Al llegar a la tertulia, estás a punto de sentarte. La cámara te agarra en el momento de bajar; cuando la caída de tu cuerpo a un sofá largo desplaza a los contertulios, quienes te abren espacio. Inmediatamente — primer tic de tu registro defensivo—, te acomodas el pelo con la mano derecha; miras hacia esa misma dirección sin ver a nadie y buscas con desenfreno algo en el bolsillo izquierdo del pantalón. Te sientas a la vez que te acomodas para mejor seguir hurgando en el bolsillo. Baja la mirada, te concentras en la búsqueda de la mano izquierda. El que está sentado a tu izquierda te dice algo, te da un espaldarazo y tú sigues concentrado en el bolsillo del pantalón, una búsqueda que pronto se revela como parte central del ritual de sacar un cigarrillo, poner la cajetilla en el bolsillo interior izquierdo de la chaqueta; y prenderlo. Pero antes, con el cigarrillo en la boca, mientras buscas el encendedor en el otro bolsillo del pantalón, miras por primera vez, de refilón, a la audiencia que tienes muy de cerca.

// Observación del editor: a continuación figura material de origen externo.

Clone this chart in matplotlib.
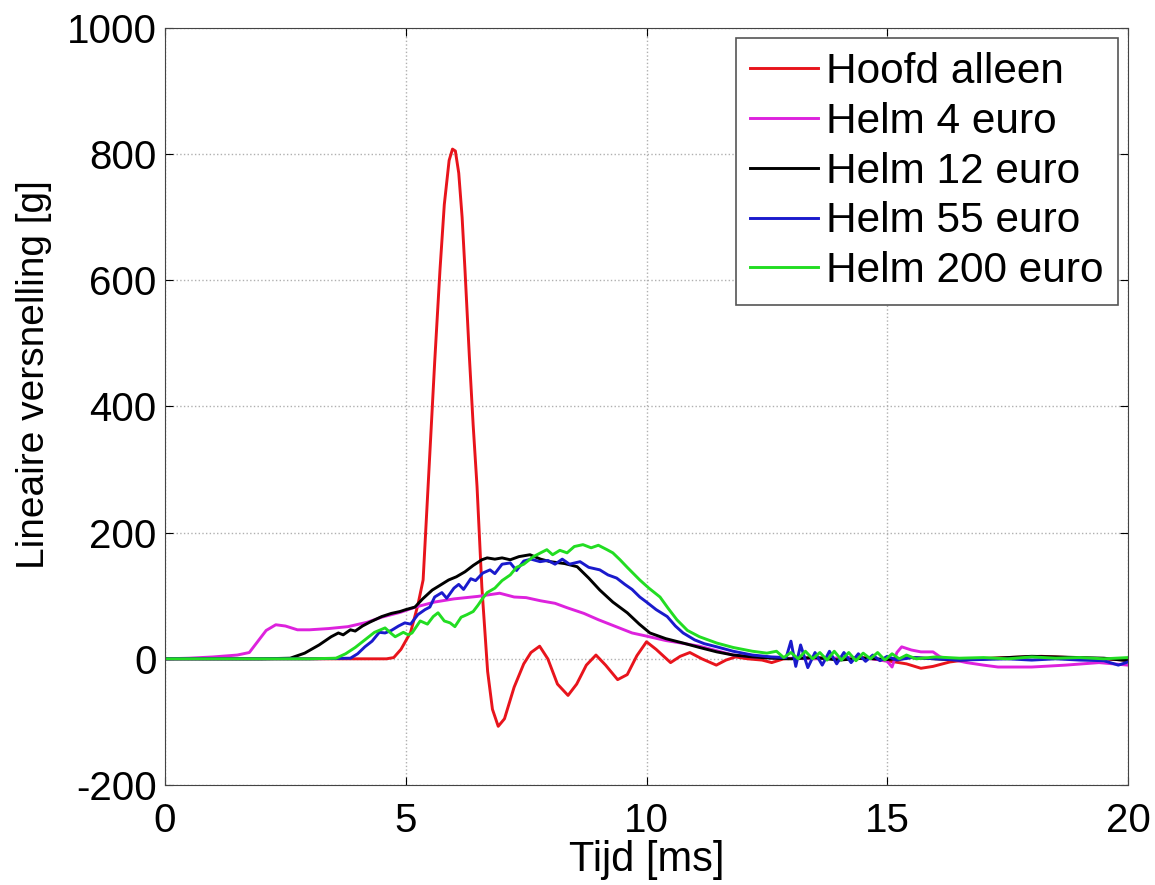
import matplotlib.pyplot as plt

# Tijd [ms] en lineaire versnelling [g] per meting
t_hoofd = [0, 4.6, 4.75, 4.9, 5.1, 5.25, 5.36, 5.5, 5.6, 5.71, 5.8, 5.9, 5.97, 6.03, 6.1,
           6.17, 6.23, 6.32, 6.4, 6.48, 6.58, 6.7, 6.8, 6.92, 7.05, 7.25, 7.45, 7.6, 7.78,
           7.95, 8.15, 8.37, 8.55, 8.75, 8.95, 9.15, 9.4, 9.6, 9.8, 10.0, 10.2, 10.5, 10.7,
           10.9, 11.15, 11.45, 11.65, 11.85, 12.1, 12.4, 12.6, 12.85, 13.5, 14.0, 14.5,
           15.0, 15.4, 15.7, 15.95, 16.3, 16.8, 17.5, 18.2, 18.8, 19.4, 20.0]
g_hoofd = [0, 0, 2, 15, 42, 85, 125, 326, 470, 616, 720, 790, 808, 805, 770,
           700, 616, 480, 370, 273, 114, -20, -80, -107, -95, -45, -8, 10, 20,
           0, -40, -58, -40, -10, 6, -10, -33, -25, 5, 27, 15, -6, 4,
           10, 0, -10, -2, 3, 0, -2, -6, 0, 2, 0, 2,
           -3, -8, -15, -12, -5, 0, 2, 4, 2, 0, -2]

t_helm4 = [0, 0.5, 1.0, 1.5, 1.75, 1.9, 2.1, 2.3, 2.5, 2.75, 3.0, 3.4, 3.8, 4.2, 4.5, 4.9,
           5.2, 5.6, 6.0, 6.5, 6.95, 7.25, 7.5, 7.8, 8.1, 8.35, 8.7, 9.0, 9.4, 9.7, 10.0,
           10.4, 10.8, 11.1, 11.5, 11.8, 12.2, 12.8, 13.5, 14.2, 14.7, 15.0, 15.1, 15.2,
           15.3, 15.5, 15.7, 15.95, 16.1, 16.4, 16.65, 17.0, 17.3, 18.0, 18.7, 19.4, 19.7, 20.0]
g_helm4 = [0, 1, 3, 6, 10, 25, 45, 54, 52, 46, 46, 48, 51, 58, 66, 74,
           82, 90, 95, 99, 104, 98, 97, 92, 88, 81, 72, 62, 50, 41, 36,
           29, 24, 20, 12, 6, 3, 1, 0, 2, 0, -4, -13, 10,
           19, 14, 11, 11, 3, -2, -6, -10, -13, -13, -10, -6, -8, -10]

t_helm12 = [0, 1, 2, 2.6, 2.9, 3.2, 3.45, 3.6, 3.7, 3.85, 3.95, 4.1, 4.25, 4.5, 4.7, 4.88,
            5.0, 5.19, 5.35, 5.55, 5.7, 5.89, 6.05, 6.23, 6.4, 6.58, 6.69, 6.85, 7.0, 7.17,
            7.35, 7.58, 7.8, 8.0, 8.3, 8.56, 8.8, 9.03, 9.3, 9.6, 9.85, 10.07, 10.4, 10.76,
            11.1, 11.46, 11.8, 12.2, 12.6, 13.0, 13.5, 14.0, 14.5, 15.0, 15.5, 16.0, 16.5,
            17.0, 17.5, 18.0, 18.5, 19.0, 19.5, 20.0]
g_helm12 = [0, 0, 0, 1, 9, 22, 35, 41, 38, 46, 44, 52, 58, 67, 72, 75,
            78, 82, 95, 109, 116, 125, 130, 138, 148, 157, 160, 158, 160, 157,
            162, 165, 158, 154, 151, 146, 128, 109, 90, 73, 55, 41, 32, 25,
            18, 11, 6, 3, 1, 0, 2, -2, 1, -1, 2, 0, -2,
            0, 2, 4, 3, 2, 1, -3]

t_helm55 = [0, 3.0, 3.85, 4.0, 4.15, 4.3, 4.45, 4.57, 4.7, 4.85, 4.98, 5.1, 5.25, 5.4, 5.5,
            5.6, 5.75, 5.85, 6.0, 6.1, 6.2, 6.35, 6.45, 6.6, 6.75, 6.85, 7.0, 7.17, 7.3, 7.45,
            7.6, 7.79, 7.95, 8.1, 8.25, 8.4, 8.62, 8.8, 9.03, 9.2, 9.38, 9.55, 9.7, 9.86, 10.0,
            10.2, 10.43, 10.6, 10.76, 11.0, 11.2, 11.46, 11.8, 12.2, 12.6, 12.9, 13.0, 13.1,
            13.2, 13.35, 13.5, 13.65, 13.8, 13.95, 14.1, 14.25, 14.4, 14.55, 14.7, 14.85,
            15.0, 15.2, 15.5, 16.0, 16.5, 17.0, 17.5, 18.0, 18.5, 19.0, 19.5, 19.8, 20.0]
g_helm55 = [0, 0, 1, 8, 19, 28, 42, 41, 45, 52, 57, 55, 70, 78, 82,
            98, 105, 96, 112, 118, 110, 127, 124, 136, 141, 135, 150, 152, 140, 155,
            158, 154, 156, 150, 158, 150, 154, 145, 141, 133, 128, 118, 110, 98, 90,
            78, 67, 52, 41, 30, 24, 19, 12, 6, 3, 2, 28, -12,
            22, -14, 10, -10, 12, -8, 10, -6, 8, -4, 6, -3,
            4, -2, 2, 0, -2, -1, 0, -2, 0, -2, -3, -10, -5]

t_helm200 = [0, 3.0, 3.55, 3.75, 3.95, 4.15, 4.35, 4.57, 4.7, 4.78, 4.95, 5.05, 5.13, 5.3,
             5.45, 5.57, 5.67, 5.8, 5.92, 6.02, 6.15, 6.27, 6.4, 6.5, 6.58, 6.69, 6.85, 7.0,
             7.17, 7.3, 7.45, 7.65, 7.8, 7.93, 8.05, 8.2, 8.35, 8.5, 8.68, 8.85, 9.0, 9.18,
             9.3, 9.45, 9.6, 9.86, 10.05, 10.28, 10.45, 10.63, 10.85, 11.1, 11.46, 11.8, 12.2,
             12.5, 12.7, 12.85, 13.0, 13.15, 13.3, 13.45, 13.6, 13.75, 13.9, 14.05, 14.2,
             14.35, 14.5, 14.65, 14.8, 14.95, 15.1, 15.25, 15.4, 15.6, 16.0, 16.5, 17.0,
             17.5, 18.0, 18.5, 19.0, 19.5, 20.0]
g_helm200 = [0, 0, 1, 8, 18, 30, 42, 49, 40, 35, 42, 38, 41, 60,
             55, 67, 73, 60, 57, 51, 66, 70, 75, 85, 94, 105, 112, 124,
             133, 145, 150, 162, 168, 173, 165, 172, 168, 178, 181, 176, 180, 173,
             168, 157, 145, 125, 112, 98, 80, 62, 45, 35, 25, 18, 12,
             9, 12, 2, 10, 0, 12, 0, 10, -2, 12, -2, 10,
             -3, 9, 0, 10, -2, 8, 0, 6, 0, 3, 1, 2,
             0, 3, 1, 2, 0, 2]

labels = ["Hoofd alleen", "Helm 4 euro", "Helm 12 euro", "Helm 55 euro", "Helm 200 euro"]
colors = ["#e8141c", "#dd22dd", "black", "#1a1acc", "#22dd22"]

plt.rcParams["font.family"] = ["Liberation Sans", "DejaVu Sans"]
plt.rcParams["axes.unicode_minus"] = False

fig = plt.figure(figsize=(11.55, 8.85), dpi=100)
ax = fig.add_axes([0.1429, 0.113, 0.8337, 0.8554])

series = [(t_hoofd, g_hoofd), (t_helm4, g_helm4), (t_helm12, g_helm12),
          (t_helm55, g_helm55), (t_helm200, g_helm200)]
for (t, g), lab, c in zip(series, labels, colors):
    ax.plot(t, g, color=c, lw=2.1, label=lab)

ax.set_xlim(0, 20)
ax.set_ylim(-200, 1000)
ax.set_xticks([0, 5, 10, 15, 20])
ax.set_yticks(range(-200, 1001, 200))
ax.grid(True, color="#b0b0b0", linestyle=":", linewidth=1)
ax.tick_params(direction="in", top=True, right=True, labelsize=29, length=6)
ax.tick_params(axis="x", pad=12)
ax.tick_params(axis="y", pad=6)
for s in ax.spines.values():
    s.set_color("#444444")

ax.set_xlabel("Tijd [ms]", fontsize=30, labelpad=0)
ax.set_ylabel("Lineaire versnelling [g]", fontsize=28)
ax.yaxis.set_label_coords(-0.117, 0.542)

leg = ax.legend(loc="upper right", fontsize=30.5, frameon=True, fancybox=False,
                edgecolor="#555555", framealpha=1, labelspacing=0.23,
                handlelength=1.6, handletextpad=0.2, borderaxespad=0.24,
                borderpad=0.33)
leg.get_frame().set_linewidth(1.2)

fig.savefig("out.png", dpi=100)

Protegido detrás del cigarrillo sin prender que tienes en los labios, escudo de una subjetividad pacifista, miras al público que ha venido a verte; te sabes centro de una atención que, por instinto, no prefieres a la anonimia cotidiana. Es una mirada tímida que persigue, desde una fragilidad íntima, una impresión general del grupo, como el que, por la presión del momento, sólo puede tolerar una dosis mínima de atención, después de la cual se entrega al ritual de la autoprotección.

Una vez calculado el perímetro de la audiencia, una vez compartida tu rápida interioridad de pájaro asustado, vuelves a los tics del animal arrinconado. Te acomodas el pelo con más intensidad en el lado derecho primero y después, de una manera más pasajera, en el lado izquierdo; y te lanzas con todo lo que te queda de timidez, centro del ritual, a prender el cigarrillo con el encendedor que empuñas, una tecnología que no te falla.

Con el cigarrillo prendido en la boca, el humo te envuelve en un aire de mito. Te mueves en dirección a la cámara justo en el momento en que, desde atrás, entra una luz que parece un sol amigo. Quedas de perfil, congelado por pocos segundos, con el cigarrillo envuelto en una humareda propia, iluminado por el sol que te moja el rostro con una luz blanca.

El ritual de presentación ha concluido; te abres al público que te va a escuchar quizás por última vez. Ahora y sólo ahora estás listo para hablarle a tu gente, desde un tú a tú que has negociado con la humanidad de los grandes.